◆ Problem statement
Print each line exactly as it is given.

◆ Data block
........

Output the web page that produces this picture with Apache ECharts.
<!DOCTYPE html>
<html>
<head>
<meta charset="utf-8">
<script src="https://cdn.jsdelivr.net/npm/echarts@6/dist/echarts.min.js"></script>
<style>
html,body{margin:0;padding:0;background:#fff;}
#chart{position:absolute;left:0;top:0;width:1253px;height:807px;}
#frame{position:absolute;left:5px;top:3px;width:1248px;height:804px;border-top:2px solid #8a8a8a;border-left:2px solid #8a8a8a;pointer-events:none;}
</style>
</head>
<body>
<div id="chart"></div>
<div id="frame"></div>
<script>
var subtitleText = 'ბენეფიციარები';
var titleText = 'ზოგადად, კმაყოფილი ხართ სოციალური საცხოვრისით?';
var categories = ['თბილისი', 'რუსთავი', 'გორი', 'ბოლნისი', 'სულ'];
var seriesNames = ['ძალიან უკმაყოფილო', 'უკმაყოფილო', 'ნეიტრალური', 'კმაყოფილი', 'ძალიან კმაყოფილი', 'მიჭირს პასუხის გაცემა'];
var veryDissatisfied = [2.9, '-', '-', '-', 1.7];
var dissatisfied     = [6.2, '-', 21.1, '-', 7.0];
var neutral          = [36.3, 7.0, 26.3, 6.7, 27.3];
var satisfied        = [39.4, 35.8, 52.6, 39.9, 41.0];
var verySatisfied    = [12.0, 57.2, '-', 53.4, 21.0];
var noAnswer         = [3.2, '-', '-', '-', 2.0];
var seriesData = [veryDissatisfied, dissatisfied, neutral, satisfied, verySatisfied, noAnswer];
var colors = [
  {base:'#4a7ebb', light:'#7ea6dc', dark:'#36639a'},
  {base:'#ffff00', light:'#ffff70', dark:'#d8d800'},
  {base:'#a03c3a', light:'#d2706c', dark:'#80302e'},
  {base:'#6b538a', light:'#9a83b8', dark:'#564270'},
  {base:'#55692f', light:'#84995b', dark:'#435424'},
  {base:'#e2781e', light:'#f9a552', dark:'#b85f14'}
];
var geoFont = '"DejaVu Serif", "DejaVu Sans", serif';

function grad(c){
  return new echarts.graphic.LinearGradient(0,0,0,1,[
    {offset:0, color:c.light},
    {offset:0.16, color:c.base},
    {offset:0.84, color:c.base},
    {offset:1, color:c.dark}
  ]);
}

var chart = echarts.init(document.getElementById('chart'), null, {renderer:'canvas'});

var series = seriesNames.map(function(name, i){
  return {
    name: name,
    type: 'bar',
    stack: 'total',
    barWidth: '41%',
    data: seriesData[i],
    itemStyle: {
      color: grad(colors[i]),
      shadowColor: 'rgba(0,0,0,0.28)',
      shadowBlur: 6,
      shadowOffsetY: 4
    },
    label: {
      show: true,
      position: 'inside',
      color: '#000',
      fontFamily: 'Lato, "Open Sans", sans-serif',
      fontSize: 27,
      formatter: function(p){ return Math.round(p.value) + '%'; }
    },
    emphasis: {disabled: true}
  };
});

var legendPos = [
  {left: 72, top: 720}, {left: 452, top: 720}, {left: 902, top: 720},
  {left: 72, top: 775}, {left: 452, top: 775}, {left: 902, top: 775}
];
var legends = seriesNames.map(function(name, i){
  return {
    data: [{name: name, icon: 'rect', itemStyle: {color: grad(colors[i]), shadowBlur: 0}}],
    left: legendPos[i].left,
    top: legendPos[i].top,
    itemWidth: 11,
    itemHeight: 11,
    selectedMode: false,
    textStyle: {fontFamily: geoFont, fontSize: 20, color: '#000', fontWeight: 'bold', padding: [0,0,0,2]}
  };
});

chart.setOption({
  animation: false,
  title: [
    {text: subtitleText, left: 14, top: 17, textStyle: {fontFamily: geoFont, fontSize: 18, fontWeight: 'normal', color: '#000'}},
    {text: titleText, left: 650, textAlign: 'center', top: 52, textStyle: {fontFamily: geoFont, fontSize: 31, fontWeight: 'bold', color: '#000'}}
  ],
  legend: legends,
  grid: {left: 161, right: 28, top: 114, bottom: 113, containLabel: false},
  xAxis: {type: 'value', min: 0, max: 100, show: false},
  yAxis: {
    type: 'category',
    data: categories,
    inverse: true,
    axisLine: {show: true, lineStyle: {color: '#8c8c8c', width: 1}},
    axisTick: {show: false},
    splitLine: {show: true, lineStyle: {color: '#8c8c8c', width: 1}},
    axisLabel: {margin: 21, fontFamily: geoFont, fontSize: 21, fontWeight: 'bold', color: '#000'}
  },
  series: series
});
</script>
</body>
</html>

........

◆ Solution below
Output the web page that produces this picture with Apache ECharts.
<!DOCTYPE html>
<html>
<head>
<meta charset="utf-8">
<script src="https://cdn.jsdelivr.net/npm/echarts@6/dist/echarts.min.js"></script>
<style>
html,body{margin:0;padding:0;background:#fff;}
#chart{position:absolute;left:0;top:0;width:1253px;height:807px;}
#frame{position:absolute;left:5px;top:3px;width:1248px;height:804px;border-top:2px solid #8a8a8a;border-left:2px solid #8a8a8a;pointer-events:none;}
</style>
</head>
<body>
<div id="chart"></div>
<div id="frame"></div>
<script>
var subtitleText = 'ბენეფიციარები';
var titleText = 'ზოგადად, კმაყოფილი ხართ სოციალური საცხოვრისით?';
var categories = ['თბილისი', 'რუსთავი', 'გორი', 'ბოლნისი', 'სულ'];
var seriesNames = ['ძალიან უკმაყოფილო', 'უკმაყოფილო', 'ნეიტრალური', 'კმაყოფილი', 'ძალიან კმაყოფილი', 'მიჭირს პასუხის გაცემა'];
var veryDissatisfied = [2.9, '-', '-', '-', 1.7];
var dissatisfied     = [6.2, '-', 21.1, '-', 7.0];
var neutral          = [36.3, 7.0, 26.3, 6.7, 27.3];
var satisfied        = [39.4, 35.8, 52.6, 39.9, 41.0];
var verySatisfied    = [12.0, 57.2, '-', 53.4, 21.0];
var noAnswer         = [3.2, '-', '-', '-', 2.0];
var seriesData = [veryDissatisfied, dissatisfied, neutral, satisfied, verySatisfied, noAnswer];
var colors = [
  {base:'#4a7ebb', light:'#7ea6dc', dark:'#36639a'},
  {base:'#ffff00', light:'#ffff70', dark:'#d8d800'},
  {base:'#a03c3a', light:'#d2706c', dark:'#80302e'},
  {base:'#6b538a', light:'#9a83b8', dark:'#564270'},
  {base:'#55692f', light:'#84995b', dark:'#435424'},
  {base:'#e2781e', light:'#f9a552', dark:'#b85f14'}
];
var geoFont = '"DejaVu Serif", "DejaVu Sans", serif';

function grad(c){
  return new echarts.graphic.LinearGradient(0,0,0,1,[
    {offset:0, color:c.light},
    {offset:0.16, color:c.base},
    {offset:0.84, color:c.base},
    {offset:1, color:c.dark}
  ]);
}

var chart = echarts.init(document.getElementById('chart'), null, {renderer:'canvas'});

var series = seriesNames.map(function(name, i){
  return {
    name: name,
    type: 'bar',
    stack: 'total',
    barWidth: '41%',
    data: seriesData[i],
    itemStyle: {
      color: grad(colors[i]),
      shadowColor: 'rgba(0,0,0,0.28)',
      shadowBlur: 6,
      shadowOffsetY: 4
    },
    label: {
      show: true,
      position: 'inside',
      color: '#000',
      fontFamily: 'Lato, "Open Sans", sans-serif',
      fontSize: 27,
      formatter: function(p){ return Math.round(p.value) + '%'; }
    },
    emphasis: {disabled: true}
  };
});

var legendPos = [
  {left: 72, top: 720}, {left: 452, top: 720}, {left: 902, top: 720},
  {left: 72, top: 775}, {left: 452, top: 775}, {left: 902, top: 775}
];
var legends = seriesNames.map(function(name, i){
  return {
    data: [{name: name, icon: 'rect', itemStyle: {color: grad(colors[i]), shadowBlur: 0}}],
    left: legendPos[i].left,
    top: legendPos[i].top,
    itemWidth: 11,
    itemHeight: 11,
    selectedMode: false,
    textStyle: {fontFamily: geoFont, fontSize: 20, color: '#000', fontWeight: 'bold', padding: [0,0,0,2]}
  };
});

chart.setOption({
  animation: false,
  title: [
    {text: subtitleText, left: 14, top: 17, textStyle: {fontFamily: geoFont, fontSize: 18, fontWeight: 'normal', color: '#000'}},
    {text: titleText, left: 650, textAlign: 'center', top: 52, textStyle: {fontFamily: geoFont, fontSize: 31, fontWeight: 'bold', color: '#000'}}
  ],
  legend: legends,
  grid: {left: 161, right: 28, top: 114, bottom: 113, containLabel: false},
  xAxis: {type: 'value', min: 0, max: 100, show: false},
  yAxis: {
    type: 'category',
    data: categories,
    inverse: true,
    axisLine: {show: true, lineStyle: {color: '#8c8c8c', width: 1}},
    axisTick: {show: false},
    splitLine: {show: true, lineStyle: {color: '#8c8c8c', width: 1}},
    axisLabel: {margin: 21, fontFamily: geoFont, fontSize: 21, fontWeight: 'bold', color: '#000'}
  },
  series: series
});
</script>
</body>
</html>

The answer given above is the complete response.